## DATA SEGMENT:
┄┄┄┄┄┄┄┄┄┄┄┄┄┄┄┄┄┄┄┄

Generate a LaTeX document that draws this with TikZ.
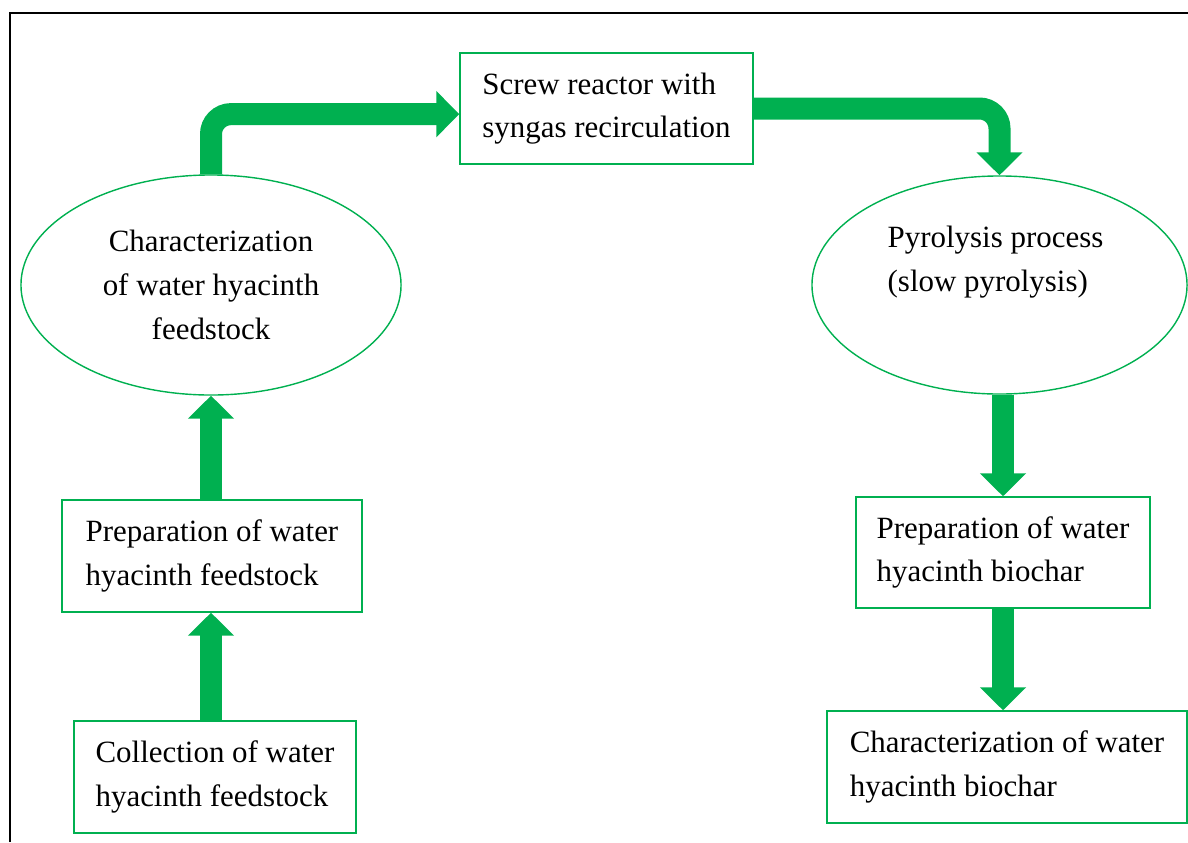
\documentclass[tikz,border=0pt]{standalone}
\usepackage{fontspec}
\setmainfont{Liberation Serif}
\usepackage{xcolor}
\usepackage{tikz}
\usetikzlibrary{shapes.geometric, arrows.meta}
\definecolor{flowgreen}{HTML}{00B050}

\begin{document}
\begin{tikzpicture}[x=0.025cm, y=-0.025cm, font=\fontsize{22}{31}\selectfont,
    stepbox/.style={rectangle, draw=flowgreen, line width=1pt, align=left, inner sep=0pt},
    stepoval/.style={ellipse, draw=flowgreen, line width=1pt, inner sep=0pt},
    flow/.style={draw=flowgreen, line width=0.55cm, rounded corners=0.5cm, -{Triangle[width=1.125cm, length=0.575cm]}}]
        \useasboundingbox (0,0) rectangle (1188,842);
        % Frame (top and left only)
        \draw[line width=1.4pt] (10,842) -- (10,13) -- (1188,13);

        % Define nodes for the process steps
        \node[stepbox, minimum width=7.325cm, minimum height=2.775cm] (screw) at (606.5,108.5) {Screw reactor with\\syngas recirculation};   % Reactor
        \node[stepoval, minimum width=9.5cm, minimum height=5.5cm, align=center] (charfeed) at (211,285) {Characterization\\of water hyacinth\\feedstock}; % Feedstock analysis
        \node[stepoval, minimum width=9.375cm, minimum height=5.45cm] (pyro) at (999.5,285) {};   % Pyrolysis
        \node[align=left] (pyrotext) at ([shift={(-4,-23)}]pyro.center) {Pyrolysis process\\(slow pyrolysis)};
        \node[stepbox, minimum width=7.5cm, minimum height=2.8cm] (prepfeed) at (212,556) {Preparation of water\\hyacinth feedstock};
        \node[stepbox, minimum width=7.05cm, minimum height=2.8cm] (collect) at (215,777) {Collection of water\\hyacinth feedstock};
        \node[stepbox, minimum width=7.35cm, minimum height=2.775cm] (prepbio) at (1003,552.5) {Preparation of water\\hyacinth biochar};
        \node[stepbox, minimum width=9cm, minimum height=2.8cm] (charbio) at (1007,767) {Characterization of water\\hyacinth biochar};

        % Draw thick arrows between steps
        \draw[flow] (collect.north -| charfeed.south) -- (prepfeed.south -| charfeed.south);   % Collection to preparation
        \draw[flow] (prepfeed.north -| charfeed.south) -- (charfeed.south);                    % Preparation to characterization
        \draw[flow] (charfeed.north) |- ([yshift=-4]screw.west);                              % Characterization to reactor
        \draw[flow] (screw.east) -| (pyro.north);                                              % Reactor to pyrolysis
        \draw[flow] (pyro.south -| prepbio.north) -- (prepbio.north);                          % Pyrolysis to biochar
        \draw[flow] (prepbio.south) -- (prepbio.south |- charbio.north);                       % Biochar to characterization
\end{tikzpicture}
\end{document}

┄┄┄┄┄┄┄┄┄┄┄┄┄┄┄┄┄┄┄┄

## SHORT EXERCISE:
Reproduce all of the data exactly, omitting each picture it holds.

## PROBLEM SOLUTION:
Generate a LaTeX document that draws this with TikZ.
\documentclass[tikz,border=0pt]{standalone}
\usepackage{fontspec}
\setmainfont{Liberation Serif}
\usepackage{xcolor}
\usepackage{tikz}
\usetikzlibrary{shapes.geometric, arrows.meta}
\definecolor{flowgreen}{HTML}{00B050}

\begin{document}
\begin{tikzpicture}[x=0.025cm, y=-0.025cm, font=\fontsize{22}{31}\selectfont,
    stepbox/.style={rectangle, draw=flowgreen, line width=1pt, align=left, inner sep=0pt},
    stepoval/.style={ellipse, draw=flowgreen, line width=1pt, inner sep=0pt},
    flow/.style={draw=flowgreen, line width=0.55cm, rounded corners=0.5cm, -{Triangle[width=1.125cm, length=0.575cm]}}]
        \useasboundingbox (0,0) rectangle (1188,842);
        % Frame (top and left only)
        \draw[line width=1.4pt] (10,842) -- (10,13) -- (1188,13);

        % Define nodes for the process steps
        \node[stepbox, minimum width=7.325cm, minimum height=2.775cm] (screw) at (606.5,108.5) {Screw reactor with\\syngas recirculation};   % Reactor
        \node[stepoval, minimum width=9.5cm, minimum height=5.5cm, align=center] (charfeed) at (211,285) {Characterization\\of water hyacinth\\feedstock}; % Feedstock analysis
        \node[stepoval, minimum width=9.375cm, minimum height=5.45cm] (pyro) at (999.5,285) {};   % Pyrolysis
        \node[align=left] (pyrotext) at ([shift={(-4,-23)}]pyro.center) {Pyrolysis process\\(slow pyrolysis)};
        \node[stepbox, minimum width=7.5cm, minimum height=2.8cm] (prepfeed) at (212,556) {Preparation of water\\hyacinth feedstock};
        \node[stepbox, minimum width=7.05cm, minimum height=2.8cm] (collect) at (215,777) {Collection of water\\hyacinth feedstock};
        \node[stepbox, minimum width=7.35cm, minimum height=2.775cm] (prepbio) at (1003,552.5) {Preparation of water\\hyacinth biochar};
        \node[stepbox, minimum width=9cm, minimum height=2.8cm] (charbio) at (1007,767) {Characterization of water\\hyacinth biochar};

        % Draw thick arrows between steps
        \draw[flow] (collect.north -| charfeed.south) -- (prepfeed.south -| charfeed.south);   % Collection to preparation
        \draw[flow] (prepfeed.north -| charfeed.south) -- (charfeed.south);                    % Preparation to characterization
        \draw[flow] (charfeed.north) |- ([yshift=-4]screw.west);                              % Characterization to reactor
        \draw[flow] (screw.east) -| (pyro.north);                                              % Reactor to pyrolysis
        \draw[flow] (pyro.south -| prepbio.north) -- (prepbio.north);                          % Pyrolysis to biochar
        \draw[flow] (prepbio.south) -- (prepbio.south |- charbio.north);                       % Biochar to characterization
\end{tikzpicture}
\end{document}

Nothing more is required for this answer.